Monday, December 13, 2010

The Voyage of the Dawn Treader

The latest Narnia film is the best, but the least faithful to the book.  It is the best, in fact, partly because it is the least faithful to the book.  Allow me to explain by means of a short review and some comments on adapting novels to films.

The latest Narnia film is good.  Its particular strengths are:

  • Peter is gone.  This is the biggest strength, because William Moseley was shocking.
  • The effects look good, on a par with Prince Caspian, which is an improvement on The Lion, the Witch and the Wardrobe.
  • There is only one lame gag (when Eustace faints after seeing a minotaur).
  • Eustace (Will Poulter) is excellent.  Fact.
  • The adaptation is good (see below).

Its weaknesses are:

  • The adaptation is not perfect (see below).
  • William Moseley's face appears on screen at one point.
  • They're still trying to force romance into the films.
  • At the end of the day, the stories aren't outstanding - what makes the books so good is the theological depth.  This depth is seen to an extent in the films but is limited.
The adaptation:
The book is essentially a series of tenuously connected island episodes.  It has very little plot.  The overarching storyline is the search for the seven lost lords, and it's just not very good.  The film needed to adapt this plot.  Therefore they added into a driving force to the plot and changed the order of the islands.
The driving force that was introduced was the idea of an evil dark island (the island of nightmares from the book), which produced a green mist which acted as the embodiment of evil throughout the film.  The quest was to find the seven swords of the seven lords, which would enable to dark island and the mist to be destroyed.  The mist was introduced at the lone islands and explained at the dufflepud island.  Then came deathwater island and dragon island (merged into one island), Ramandu's island and dark island - the order is changed to make the plot work.
Other than that, the incidents at the islands are similar to in the book.  The exceptions are that the Lone Islands section is condensed, so the overthrow of Gumpas and appointment of Lord Bern is excluded, and that Ramandu does not feature, his daughter takes his place.  Both of these are mistakes.  The Lone Islands now seem rushed and the only reason for Ramandu's exclusion is that his daughter is prettier.
The adaptation gave the story drive, momentum and purpose and gave it more of a climax than the book.
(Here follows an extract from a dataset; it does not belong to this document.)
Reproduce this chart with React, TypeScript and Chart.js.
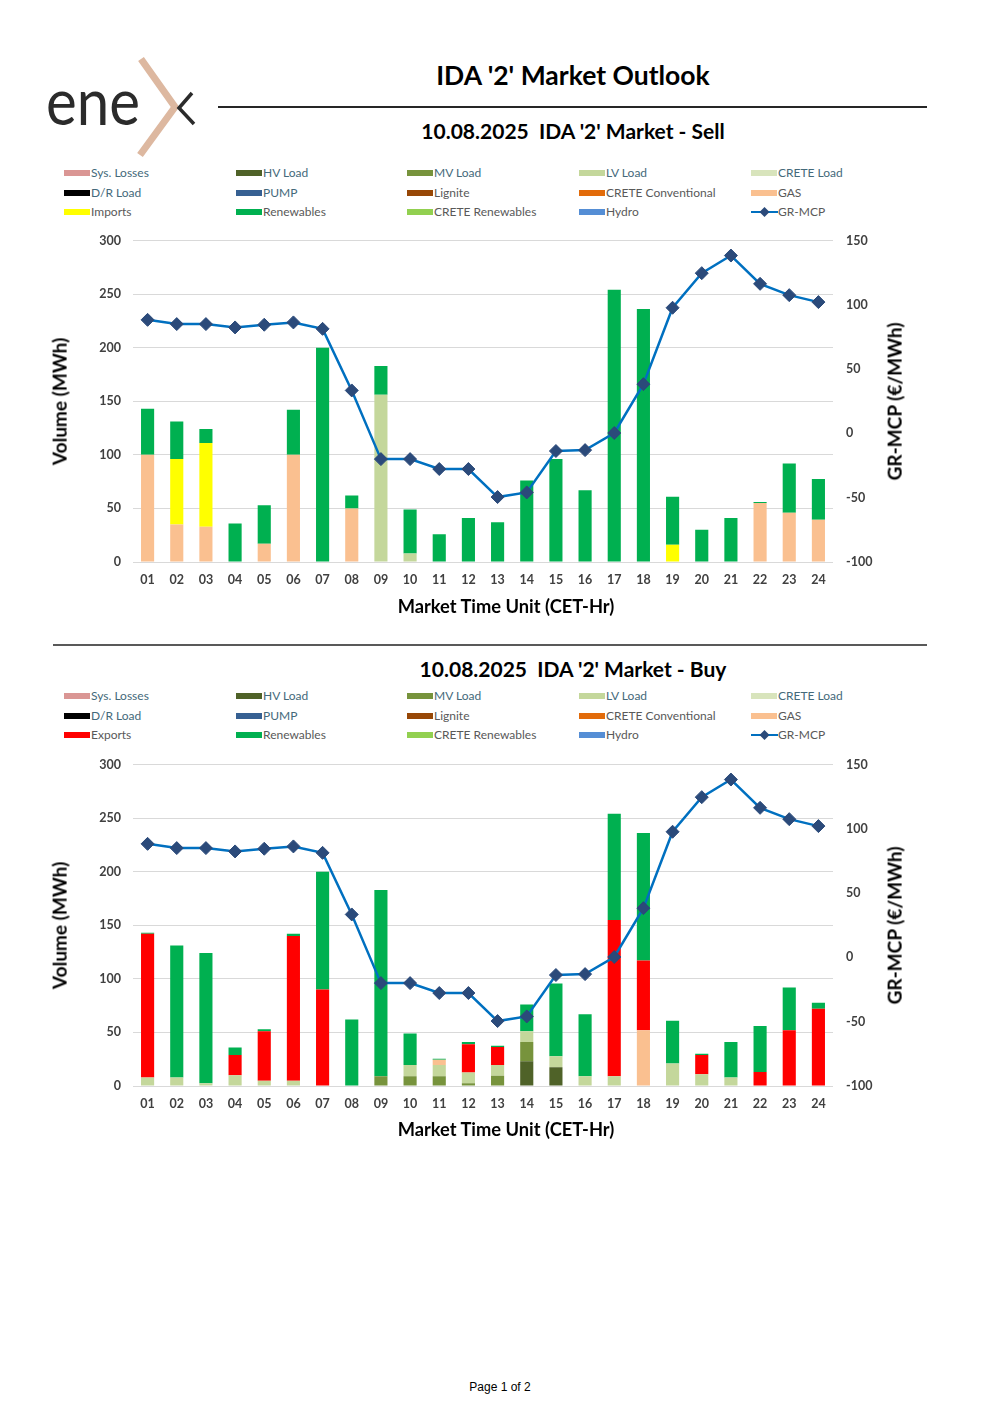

If this film had stuck to the book like the first one did, it would be a very poor film.  What works in books doesn't always work in film, obviously.  Prince Caspian did the same thing - it is the weakest of the seven books, because very little happens, so the film-makers fleshed it out with an extra couple of battles.  To the purists out there, this is called adaptation.  It is necessary.  LOTR did exactly the same thing, e.g. the removal of Tom Bombadil.  Adaptation sometimes works well and sometimes doesn't.  With The Dawn Treader, it generally worked well.  Not perfectly, but well.

1 comment:

Anonymous said...

Hi Ben,
Enjoyed your review.
When I first left the cinema I was, I think, too harsh on the film. Perhaps I was judging it through the lens of the closing credits song!
Then walking back and thinking back over the film I remembered all the things I really liked about it, all the things I thought they had done well or that had exceeded what I had ever imagined.
So I think while I have some quibbles they have now been reduced to no more than that.